DIRECTIVE: Begin with the first line below and retype each line exactly through the line containing "plt.rcParams['font.family'] = ['Noto". Any pictures are to be left out.
|---|
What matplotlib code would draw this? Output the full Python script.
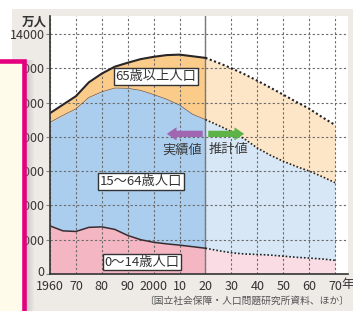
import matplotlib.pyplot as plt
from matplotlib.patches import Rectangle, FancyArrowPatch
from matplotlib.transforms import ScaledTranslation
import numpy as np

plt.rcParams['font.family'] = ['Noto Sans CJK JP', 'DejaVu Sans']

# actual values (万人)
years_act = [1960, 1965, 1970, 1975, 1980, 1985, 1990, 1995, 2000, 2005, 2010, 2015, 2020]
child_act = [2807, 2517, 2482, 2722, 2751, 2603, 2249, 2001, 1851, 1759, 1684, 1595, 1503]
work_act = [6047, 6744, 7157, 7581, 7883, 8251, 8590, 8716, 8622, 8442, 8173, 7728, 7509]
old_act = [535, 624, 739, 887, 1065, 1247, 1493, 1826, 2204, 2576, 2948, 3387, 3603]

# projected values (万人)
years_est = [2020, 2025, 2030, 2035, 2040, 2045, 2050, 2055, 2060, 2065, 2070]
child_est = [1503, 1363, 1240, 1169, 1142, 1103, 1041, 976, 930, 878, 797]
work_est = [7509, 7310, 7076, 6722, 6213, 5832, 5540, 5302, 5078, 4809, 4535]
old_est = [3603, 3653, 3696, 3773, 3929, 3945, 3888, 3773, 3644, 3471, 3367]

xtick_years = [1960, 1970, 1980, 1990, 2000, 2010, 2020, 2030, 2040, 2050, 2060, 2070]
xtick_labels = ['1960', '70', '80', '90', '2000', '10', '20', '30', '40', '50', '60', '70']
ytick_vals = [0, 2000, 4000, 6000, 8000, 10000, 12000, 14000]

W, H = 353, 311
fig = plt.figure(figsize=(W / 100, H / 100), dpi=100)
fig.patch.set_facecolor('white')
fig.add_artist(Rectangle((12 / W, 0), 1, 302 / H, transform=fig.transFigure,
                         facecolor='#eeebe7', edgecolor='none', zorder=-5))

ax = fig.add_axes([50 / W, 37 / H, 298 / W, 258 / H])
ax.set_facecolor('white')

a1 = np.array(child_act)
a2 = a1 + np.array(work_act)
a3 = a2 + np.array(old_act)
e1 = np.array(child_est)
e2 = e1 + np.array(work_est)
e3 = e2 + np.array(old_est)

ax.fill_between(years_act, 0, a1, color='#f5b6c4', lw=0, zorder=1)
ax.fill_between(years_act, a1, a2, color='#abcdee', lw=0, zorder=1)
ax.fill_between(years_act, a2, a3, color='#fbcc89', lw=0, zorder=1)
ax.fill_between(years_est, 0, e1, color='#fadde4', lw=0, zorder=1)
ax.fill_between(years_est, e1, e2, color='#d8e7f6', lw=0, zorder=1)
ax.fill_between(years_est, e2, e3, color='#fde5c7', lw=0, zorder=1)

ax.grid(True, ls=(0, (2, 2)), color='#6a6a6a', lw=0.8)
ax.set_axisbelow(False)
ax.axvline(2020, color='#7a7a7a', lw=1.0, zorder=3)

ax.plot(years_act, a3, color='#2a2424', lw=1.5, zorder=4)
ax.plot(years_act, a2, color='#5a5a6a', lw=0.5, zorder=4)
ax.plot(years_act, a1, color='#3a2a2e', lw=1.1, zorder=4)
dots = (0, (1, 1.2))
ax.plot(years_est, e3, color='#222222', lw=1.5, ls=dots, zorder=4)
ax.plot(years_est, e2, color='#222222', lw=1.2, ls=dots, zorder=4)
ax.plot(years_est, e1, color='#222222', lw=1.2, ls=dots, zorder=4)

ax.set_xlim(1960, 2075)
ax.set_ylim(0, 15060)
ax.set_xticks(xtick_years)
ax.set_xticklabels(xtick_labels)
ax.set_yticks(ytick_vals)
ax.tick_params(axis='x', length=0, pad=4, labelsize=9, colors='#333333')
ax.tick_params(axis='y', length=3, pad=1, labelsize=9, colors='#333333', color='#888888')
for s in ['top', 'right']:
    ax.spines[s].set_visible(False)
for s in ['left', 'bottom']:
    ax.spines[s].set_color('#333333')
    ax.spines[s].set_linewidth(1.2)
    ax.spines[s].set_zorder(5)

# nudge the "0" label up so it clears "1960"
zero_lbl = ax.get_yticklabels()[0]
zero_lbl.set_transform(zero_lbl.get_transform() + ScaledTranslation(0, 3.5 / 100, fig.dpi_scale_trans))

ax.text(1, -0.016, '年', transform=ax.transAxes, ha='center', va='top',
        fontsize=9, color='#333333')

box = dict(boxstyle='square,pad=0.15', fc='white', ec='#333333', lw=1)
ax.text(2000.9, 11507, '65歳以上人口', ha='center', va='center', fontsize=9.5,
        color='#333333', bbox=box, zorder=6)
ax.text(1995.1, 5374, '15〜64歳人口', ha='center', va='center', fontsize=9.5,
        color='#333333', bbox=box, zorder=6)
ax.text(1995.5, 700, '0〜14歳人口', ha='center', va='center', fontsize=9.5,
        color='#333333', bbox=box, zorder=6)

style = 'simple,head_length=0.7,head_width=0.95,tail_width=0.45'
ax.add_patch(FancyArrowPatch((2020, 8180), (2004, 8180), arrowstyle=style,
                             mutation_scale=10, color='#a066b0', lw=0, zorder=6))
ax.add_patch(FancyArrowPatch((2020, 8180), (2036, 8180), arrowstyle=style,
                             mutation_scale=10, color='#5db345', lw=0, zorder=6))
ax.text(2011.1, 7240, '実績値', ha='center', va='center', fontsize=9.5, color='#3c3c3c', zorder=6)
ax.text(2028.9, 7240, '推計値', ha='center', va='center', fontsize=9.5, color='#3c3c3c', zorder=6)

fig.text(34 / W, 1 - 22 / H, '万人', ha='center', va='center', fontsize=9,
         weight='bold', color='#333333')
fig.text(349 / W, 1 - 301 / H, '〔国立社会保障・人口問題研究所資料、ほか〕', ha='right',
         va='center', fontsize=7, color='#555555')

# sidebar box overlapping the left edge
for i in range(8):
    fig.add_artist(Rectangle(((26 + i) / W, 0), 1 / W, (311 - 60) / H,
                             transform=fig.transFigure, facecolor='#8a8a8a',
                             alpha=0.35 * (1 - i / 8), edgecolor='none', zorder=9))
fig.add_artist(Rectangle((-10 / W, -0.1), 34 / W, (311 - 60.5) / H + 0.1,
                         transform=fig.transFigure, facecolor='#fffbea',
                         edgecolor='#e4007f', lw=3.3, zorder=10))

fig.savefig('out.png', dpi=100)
|---|
COMPLETE RESPONSE:
What matplotlib code would draw this? Output the full Python script.
import matplotlib.pyplot as plt
from matplotlib.patches import Rectangle, FancyArrowPatch
from matplotlib.transforms import ScaledTranslation
import numpy as np

plt.rcParams['font.family'] = ['Noto Sans CJK JP', 'DejaVu Sans']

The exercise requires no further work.